«Così gli ultimi saranno i primi, e i primi gli ultimi» (Matteo 20, 1-16). Ciò che viene raccontato dall’evangelista nella parabola dei lavoratori della vigna succede nel Regno dei Cieli. Al netto dei miracoli sulla terra non accade quasi mai e allora non solo sei l’ultimo, ma può capitare addirittura di diventare ultimo tra gli ultimi, tanto da decidere di distruggere con un sasso una vetrata all’assessorato al Patrimonio. Roba da matti. Sì, roba da matti, perché un po’ matto Cosimo e Damiano lo è.

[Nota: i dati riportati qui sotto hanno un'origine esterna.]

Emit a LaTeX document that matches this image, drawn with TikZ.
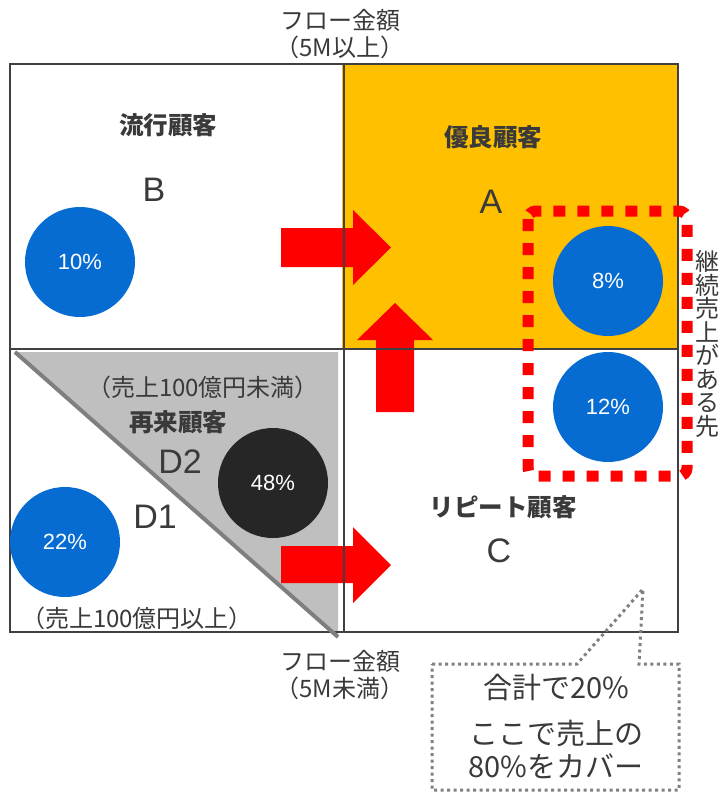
\documentclass[tikz,border=0pt]{standalone}
\usepackage{fontspec}
\setmainfont{Liberation Sans}
\newfontfamily\jp{Noto Sans CJK JP}
\definecolor{ln}{HTML}{404040}
\definecolor{txt}{HTML}{3A3A3A}
\definecolor{orng}{HTML}{FFC000}
\definecolor{blu}{HTML}{066CD2}
\definecolor{dk}{HTML}{262626}
\definecolor{tri}{HTML}{BFBFBF}
\definecolor{diag}{HTML}{7F7F7F}
\definecolor{callg}{HTML}{808080}
\begin{document}
\begin{tikzpicture}[x=1pt,y=-1pt,
  gridline/.style={ln, line width=2.5},
  pct/.style={circle, fill=blu, minimum size=110, inner sep=0, text=white, font=\fontsize{22}{26}\selectfont},
  bigletter/.style={text=txt, inner sep=0, font=\fontsize{34}{40}\selectfont},
  catlabel/.style={text=txt, inner sep=0, font=\jp\bfseries\fontsize{24.5}{28}\selectfont},
  note/.style={text=txt, inner sep=0, font=\jp\fontsize{24}{28}\selectfont},
  blockarrow/.style={fill=red},
]
\useasboundingbox (0,0) rectangle (723,793);
\fill[white] (0,0) rectangle (723,793);
% fills
\fill[orng] (342,64) rectangle (678,348);
\fill[tri] (15,352) -- (338,352) -- (338,636) -- cycle;
% block arrows
\fill[blockarrow] (281,228) -- (353,228) -- (353,210) -- (391,247.5) -- (353,285) -- (353,267) -- (281,267) -- cycle;
\fill[blockarrow] (376,412) -- (376,340) -- (357,340) -- (395,303) -- (433,340) -- (414,340) -- (414,412) -- cycle;
\fill[blockarrow] (281,546) -- (353,546) -- (353,527) -- (391,565) -- (353,603) -- (353,583) -- (281,583) -- cycle;
% grid
\draw[gridline] (10,64) rectangle (678,632);
\draw[gridline] (344,64) -- (344,632);
\draw[gridline] (10,349) -- (678,349);
\draw[diag, line width=4] (15,352) -- (338,637);
% circles
\node[pct] (c10) at (80,262) {10\%};
\node[pct] (c8) at (608,281) {8\%};
\node[pct] (c12) at (608,407) {12\%};
\node[pct] (c22) at (65,542) {22\%};
\node[pct, fill=dk] (c48) at (273,483) {48\%};
% red dotted region
\draw[red, line width=11, dash pattern=on 12 off 12, rounded corners=8] (528,211) rectangle (687,476);
% labels
\node[catlabel] (lb) at (168,125) {流行顧客};
\node[bigletter] (B) at (154,190) {B};
\node[catlabel] (la) at (493,137) {優良顧客};
\node[bigletter] (A) at (491,202) {A};
\node[catlabel] (lc) at (503,507) {リピート顧客};
\node[bigletter] (C) at (499,551) {C};
\node[catlabel] (ld) at (178,422) {再来顧客};
\node[bigletter] (D2) at (180,462) {D2};
\node[bigletter] (D1) at (155,517) {D1};
\node[note] (under) at (203,387) {（売上100億円未満）};
\node[note] (over) at (137,618) {（売上100億円以上）};
\node[note, align=center, font=\jp\fontsize{24}{27}\selectfont] (ftop) at (340,34) {フロー金額\\（5M以上）};
\node[note, align=center, font=\jp\fontsize{24}{27}\selectfont] (fbot) at (340,675) {フロー金額\\（5M未満）};
\node[note, align=center, font=\jp\fontsize{24}{23.5}\selectfont] (vert) at (707,344) {継\\続\\売\\上\\が\\あ\\る\\先};
% callout
\draw[callg, line width=3, dash pattern=on 3 off 3.5] (432,664) -- (577,664) -- (643,589) -- (639,664) -- (679,664) -- (679,790) -- (432,790) -- cycle;
\node[note, font=\jp\fontsize{29}{34}\selectfont] (call1) at (556,688) {合計で20\%};
\node[note, align=center, font=\jp\fontsize{29}{33}\selectfont] (call2) at (556,749) {ここで売上の\\80\%をカバー};
\end{tikzpicture}
\end{document}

Le bobine qualche volta non girano nel verso giusto, a maggior ragione se per avere una casa, per esempio, devi aspettare che l’abbiano avuta le famiglie con bambini, quelle con disabili e poi gli anziani: le cosiddette fasce deboli. Non ci sono abbastanza soldi e alloggi per tutti.

Lui, purtroppo, non è abbastanza debole, così è costretto a dormire in un cantiere, comunque senza un tetto sulla testa da una quindicina di anni. È un po’ come l’atavico dibattito sulle prostitute: è costretta a quella scelta o l’ha scelta lei quella vita? Spesso è la vita a scegliere te. Quel cantiere è l’unico posto sicuro e abbastanza riparato in cui ha trovato rifugio il maledetto barbone. Gli ultimi, a differenza dei primi, a maggior ragione se sono storpi come Cosimo e Damiano, non hanno tante possibilità di redenzione terrena. In attesa che Dio, Allah, Maometto o chiunque altro metta le cose a posto, restituendogli un po’ di dignità, al poveraccio un po’ pazzo e per questo con l’aggravante di poter anche essere preso a coglionella, non resta che allargare la palpebra con il pollice e l’indice, mostrando la cavità oculare vuota e fare una richiesta a favor di telecamera: «Fai vedere agli italiani e ai baresi com’è fatto uno storpio».

Certo, le immagini sono forti e il video un po’ ipocrita, ma non ce la siamo sentita di calpestare completamente lo spirito buonista del Natale dei primi, perché tanto per gli ultimi anche quella sarà una giornata come tutte le altre. Abbiamo tolto l’audio e oscurato il labbiale quando il 41enne Cosimo e Damiano bestemmiava contro i presunti responsabili della maledetta condizione in cui è costretto a sopravvivere, ma non abbiamo fatto allo stesso modo con quell’occhio mancante.

Lui da quell’unico occhio che gli è rimasto, quando è lucido la vede lunga. Non gli crede nessuno quando dice che nei dormitori non va perché non vuole correre il rischio di essere violentato. «Succedono queste cose», spiega intensificando lo sguardo. Non è la prima volta che ci giungono simili notizie. A suggerircele, però, sono sempe e solo poveri pazzi. «Mi dispiace che non c’è il collegamento, perché altrimenti te la facevo fare una figura di merda». Tranquillo Cosimo e Damiano, la telecamera era accesa e la figura di merda l’abbiamo fatta in tanti.

Ora, con il volantino della colletta alimentare, con la ricevuta della donazione all’Unicef, con la Pigotta sul lettino del nostro bambino, con il biglietto di platea al concerto benefico super figo, possiamo andare a lavarci le coscienze e saremo di nuovo immacolati fino al prossimo Natale. Il vero problema di questa storia è che Cosimo e Damiano ha cento, forse mille sassi in tasca e abita dentro i noi. Rappresenta la nostra peggiore paura, l’incubo quotidiano di diventare ultimi. Sì, perché gli ultimi non saranno i primi, ma i primi possono diventare ultimi. Cosimo e Damiano continuerà a sopravvire in un posto maledetto che noi, i primi, probabilmente non vedremo mai prima di andare a messa per chiedere perdono dei nostri peccati.

Abbiamo provato a salutare quel povero diavolo con una pacca sulle spalle. La sua risposta? «Non mi toccare, mi fate schifo».